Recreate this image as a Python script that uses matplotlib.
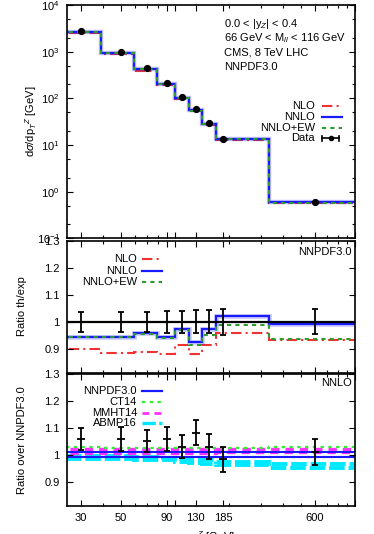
import numpy as np
import matplotlib
matplotlib.use("Agg")
import matplotlib.pyplot as plt
from matplotlib.ticker import FixedLocator, NullFormatter, FixedFormatter

plt.rcParams['font.family'] = ['Liberation Sans', 'DejaVu Sans']
plt.rcParams['mathtext.fontset'] = 'custom'
plt.rcParams['mathtext.rm'] = 'Liberation Sans'
plt.rcParams['mathtext.it'] = 'Liberation Sans:italic'
plt.rcParams['mathtext.sf'] = 'Liberation Sans'

# ---------------- data ----------------
pt_centers = [30, 50, 70, 90, 110, 130, 155, 185, 600]
xtick_vals = [30, 50, 90, 130, 185, 600]
xtick_labels = ['30', '50', '90', '130', '185', '600']

data_xs = [2780, 1004, 444, 215, 107, 60.0, 29.7, 13.5, 0.608]
data_relerr = [0.038, 0.038, 0.038, 0.040, 0.040, 0.042, 0.042, 0.048, 0.046]

nlo_xs = [2502, 890, 395, 189, 97.9, 52.8, 27.2, 13.0, 0.567]
nnlo_xs = [2627, 949, 425, 203, 104, 55.5, 29.0, 13.8, 0.603]
nnloew_xs = [2624, 948, 424, 202, 104, 54.8, 28.3, 13.3, 0.568]

ratio_nlo = [0.900, 0.886, 0.890, 0.880, 0.915, 0.880, 0.915, 0.960, 0.932]
ratio_nnlo = [0.945, 0.945, 0.957, 0.944, 0.973, 0.925, 0.974, 1.020, 0.991]
ratio_nnloew = [0.943, 0.943, 0.955, 0.940, 0.970, 0.914, 0.952, 0.988, 0.935]

data_over_nnpdf = [1.059, 1.060, 1.052, 1.060, 1.031, 1.083, 1.031, 0.984, 1.010]
data_over_nnpdf_err = [0.041, 0.044, 0.042, 0.044, 0.044, 0.048, 0.045, 0.047, 0.048]

nnpdf_hi = [1.009, 1.009, 1.009, 1.009, 1.009, 1.009, 1.009, 1.009, 1.009]
nnpdf_lo = [0.991, 0.991, 0.991, 0.991, 0.991, 0.991, 0.991, 0.991, 0.991]
ct14_hi = [1.028, 1.027, 1.027, 1.026, 1.026, 1.026, 1.027, 1.027, 1.028]
ct14_lo = [0.993, 0.993, 0.993, 0.993, 0.993, 0.993, 0.993, 0.993, 0.994]
mmht_hi = [1.021, 1.021, 1.021, 1.021, 1.021, 1.022, 1.022, 1.022, 1.022]
mmht_lo = [1.006, 1.006, 1.006, 1.007, 1.007, 1.008, 1.008, 1.009, 1.009]
abmp_hi = [0.995, 0.995, 0.993, 0.990, 0.985, 0.982, 0.980, 0.975, 0.968]
abmp_lo = [0.985, 0.985, 0.982, 0.980, 0.975, 0.970, 0.968, 0.962, 0.952]

# ---------------- styling ----------------
C_NLO = '#f03232'
C_NNLO = '#1a1aff'
C_EW = '#2f9a2f'
C_CT = '#33ee33'
C_MM = '#ff30ff'
C_AB = '#00e8ff'

LS_NLO = (0, (5, 2, 1, 2))
LS_EW = (0, (2, 2))
LS_CT = (0, (1.5, 2))
LS_MM = (0, (2.5, 1.8))
LS_AB = (0, (4, 1))

X_MIN, X_MAX = 25, 1000
# step edges: geometric midpoints between neighbouring points (histeps)
c = np.array(pt_centers, dtype=float)
edges = np.concatenate([[15], np.sqrt(c[:-1] * c[1:]), [1500]])

fig = plt.figure(figsize=(3.74, 5.34), dpi=100)
L, W = 0.1783, 0.7709
ax1 = fig.add_axes([L, 0.5534, W, 0.4372])
ax2 = fig.add_axes([L, 0.3021, W, 0.2472])
ax3 = fig.add_axes([L, 0.0530, W, 0.2461])

FS = 8

def style_axes(ax):
    ax.set_xscale('log')
    ax.set_xlim(X_MIN, X_MAX)
    for s in ax.spines.values():
        s.set_linewidth(1.2)
    minor = [v * d for d in (10, 100) for v in range(2, 10)]
    ax.xaxis.set_minor_locator(FixedLocator(minor))
    ax.xaxis.set_minor_formatter(NullFormatter())
    ax.xaxis.set_major_locator(FixedLocator(xtick_vals + [100, 1000]))
    ax.tick_params(which='both', direction='in', top=True, right=True,
                   labelsize=FS, width=0.8)
    ax.tick_params(which='major', length=4.5, pad=5)
    ax.tick_params(which='minor', length=2.5)

for ax in (ax1, ax2, ax3):
    style_axes(ax)

# ---------------- top panel ----------------
ax1.set_yscale('log')
ax1.set_ylim(0.1, 1e4)
ax1.stairs(nlo_xs, edges, baseline=None, color=C_NLO, lw=1.5, linestyle=LS_NLO)
ax1.stairs(nnlo_xs, edges, baseline=None, color=C_NNLO, lw=3.2, alpha=0.25)
ax1.stairs(nnlo_xs, edges, baseline=None, color=C_NNLO, lw=1.6)
ax1.stairs(nnloew_xs, edges, baseline=None, color=C_EW, lw=1.5, linestyle=LS_EW)
yerr_top = [v * e for v, e in zip(data_xs, data_relerr)]
ax1.errorbar(pt_centers, data_xs, yerr=yerr_top, fmt='o', color='black',
             ms=4.2, lw=1.0, capsize=1.5)
ax1.yaxis.set_major_locator(FixedLocator([0.1, 1, 10, 100, 1000, 10000]))
ax1.yaxis.set_major_formatter(FixedFormatter(
    [r'$10^{-1}$', r'$10^{0}$', r'$10^{1}$', r'$10^{2}$', r'$10^{3}$', r'$10^{4}$']))
ax1.yaxis.set_minor_locator(FixedLocator(
    [m * 10.0 ** k for k in range(-1, 4) for m in (2, 5)]))
ax1.yaxis.set_minor_formatter(NullFormatter())
ax1.set_xticklabels([])

info = ['0.0 < |y$_Z$| < 0.4', '66 GeV < M$_{ll}$ < 116 GeV',
        'CMS, 8 TeV LHC', 'NNPDF3.0']
for txt, yy in zip(info, [0.917, 0.860, 0.796, 0.736]):
    ax1.text(0.546, yy, txt, transform=ax1.transAxes, fontsize=FS,
             ha='left', va='center')

tx, s0, s1 = 0.861, 0.886, 0.955
leg_rows = [0.567, 0.522, 0.475, 0.429]
ax1.text(tx, leg_rows[0], 'NLO', transform=ax1.transAxes, fontsize=FS, ha='right', va='center')
ax1.plot([s0, s1], [leg_rows[0]] * 2, transform=ax1.transAxes, color=C_NLO, lw=1.5,
         linestyle=LS_NLO)
ax1.text(tx, leg_rows[1], 'NNLO', transform=ax1.transAxes, fontsize=FS, ha='right', va='center')
ax1.plot([s0, s1], [leg_rows[1]] * 2, transform=ax1.transAxes, color=C_NNLO, lw=1.6)
ax1.text(tx, leg_rows[2], 'NNLO+EW', transform=ax1.transAxes, fontsize=FS, ha='right', va='center')
ax1.plot([s0, s1], [leg_rows[2]] * 2, transform=ax1.transAxes, color=C_EW, lw=1.5,
         linestyle=LS_EW)
ax1.text(tx, leg_rows[3], 'Data', transform=ax1.transAxes, fontsize=FS, ha='right', va='center')
ax1.plot([s0, s1 - 0.01], [leg_rows[3]] * 2, transform=ax1.transAxes, color='black', lw=1.2)
for xx in (s0, s1 - 0.01):
    ax1.plot([xx, xx], [leg_rows[3] - 0.012, leg_rows[3] + 0.012], transform=ax1.transAxes,
             color='black', lw=1.2)
ax1.plot([(s0 + s1 - 0.01) / 2], [leg_rows[3]], 'o', transform=ax1.transAxes,
         color='black', ms=3)

# ---------------- middle panel ----------------
ax2.set_ylim(0.812, 1.3)
ax2.axhline(1.0, color='black', lw=1.6)
ax2.errorbar(pt_centers, [1.0] * len(pt_centers), yerr=data_relerr, fmt='none',
             ecolor='black', elinewidth=1.3, capsize=2.5, capthick=1.3)
ax2.stairs(ratio_nlo, edges, baseline=None, color=C_NLO, lw=1.5, linestyle=LS_NLO)
ax2.stairs(ratio_nnlo, edges, baseline=None, color=C_NNLO, lw=3.4, alpha=0.22)
ax2.stairs(ratio_nnlo, edges, baseline=None, color=C_NNLO, lw=1.6)
ax2.stairs(ratio_nnloew, edges, baseline=None, color=C_EW, lw=1.5, linestyle=LS_EW)
ax2.yaxis.set_major_locator(FixedLocator([0.9, 1.0, 1.1, 1.2, 1.3]))
ax2.yaxis.set_major_formatter(FixedFormatter(['0.9', '1', '1.1', '1.2', '1.3']))
ax2.set_xticklabels([])
ax2.text(0.99, 0.917, 'NNPDF3.0', transform=ax2.transAxes, fontsize=FS,
         ha='right', va='center')
tx2, q0, q1 = 0.244, 0.261, 0.331
m_rows = [0.86, 0.773, 0.686]
m_items = [('NLO', C_NLO, LS_NLO, 1.5), ('NNLO', C_NNLO, '-', 1.6),
           ('NNLO+EW', C_EW, LS_EW, 1.5)]
for (lab, col, ls, lw), yy in zip(m_items, m_rows):
    ax2.text(tx2, yy, lab, transform=ax2.transAxes, fontsize=FS, ha='right', va='center')
    ax2.plot([q0, q1], [yy, yy], transform=ax2.transAxes, color=col, lw=lw, linestyle=ls)

# ---------------- bottom panel ----------------
ax3.set_ylim(0.811, 1.3)
for arr in (abmp_hi, abmp_lo):
    ax3.stairs(arr, edges, baseline=None, color=C_AB, lw=2.8, linestyle=LS_AB)
for arr in (mmht_hi, mmht_lo):
    ax3.stairs(arr, edges, baseline=None, color=C_MM, lw=2.4, linestyle=LS_MM)
for arr in (ct14_hi, ct14_lo):
    ax3.stairs(arr, edges, baseline=None, color=C_CT, lw=1.6, linestyle=LS_CT)
for arr in (nnpdf_hi, nnpdf_lo):
    ax3.stairs(arr, edges, baseline=None, color=C_NNLO, lw=1.5)
ax3.errorbar(pt_centers, data_over_nnpdf, yerr=data_over_nnpdf_err, fmt='_',
             color='black', ms=6, mew=1.3, elinewidth=1.3, capsize=2.5, capthick=1.3)
ax3.yaxis.set_major_locator(FixedLocator([0.9, 1.0, 1.1, 1.2, 1.3]))
ax3.yaxis.set_major_formatter(FixedFormatter(['0.9', '1', '1.1', '1.2', '1.3']))
ax3.xaxis.set_major_formatter(FixedFormatter(xtick_labels + ['', '']))
ax3.text(0.99, 0.934, 'NNLO', transform=ax3.transAxes, fontsize=FS,
         ha='right', va='center')
b_rows = [0.869, 0.789, 0.709, 0.629]
b_items = [('NNPDF3.0', C_NNLO, '-', 1.6), ('CT14', C_CT, LS_CT, 1.6),
           ('MMHT14', C_MM, LS_MM, 2.0), ('ABMP16', C_AB, LS_AB, 2.4)]
for (lab, col, ls, lw), yy in zip(b_items, b_rows):
    ax3.text(tx2, yy, lab, transform=ax3.transAxes, fontsize=FS, ha='right', va='center')
    ax3.plot([q0, q1], [yy, yy], transform=ax3.transAxes, color=col, lw=lw, linestyle=ls)

# ---------------- axis titles ----------------
fig.text(31 / 374, 1 - 121 / 534, r'd$\sigma$/dp$_T$$^Z$ [GeV]', rotation=90,
         fontsize=FS, ha='center', va='center')
fig.text(22 / 374, 1 - 306 / 534, 'Ratio th/exp', rotation=90,
         fontsize=FS, ha='center', va='center')
fig.text(22 / 374, 1 - 440 / 534, 'Ratio over NNPDF3.0', rotation=90,
         fontsize=FS, ha='center', va='center')
fig.text(211 / 374, 1 - 537 / 534, r'p$_T$$^Z$ [GeV]', fontsize=FS,
         ha='center', va='center')

fig.savefig('out.png', dpi=100)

→ Task to carry out
Print, exactly as written, the lines above from the first one to the one containing "from matplotlib.ticker import". Leave out pictures.

→ Answer to this exercise
Recreate this image as a Python script that uses matplotlib.
import numpy as np
import matplotlib
matplotlib.use("Agg")
import matplotlib.pyplot as plt
from matplotlib.ticker import FixedLocator, NullFormatter, FixedFormatter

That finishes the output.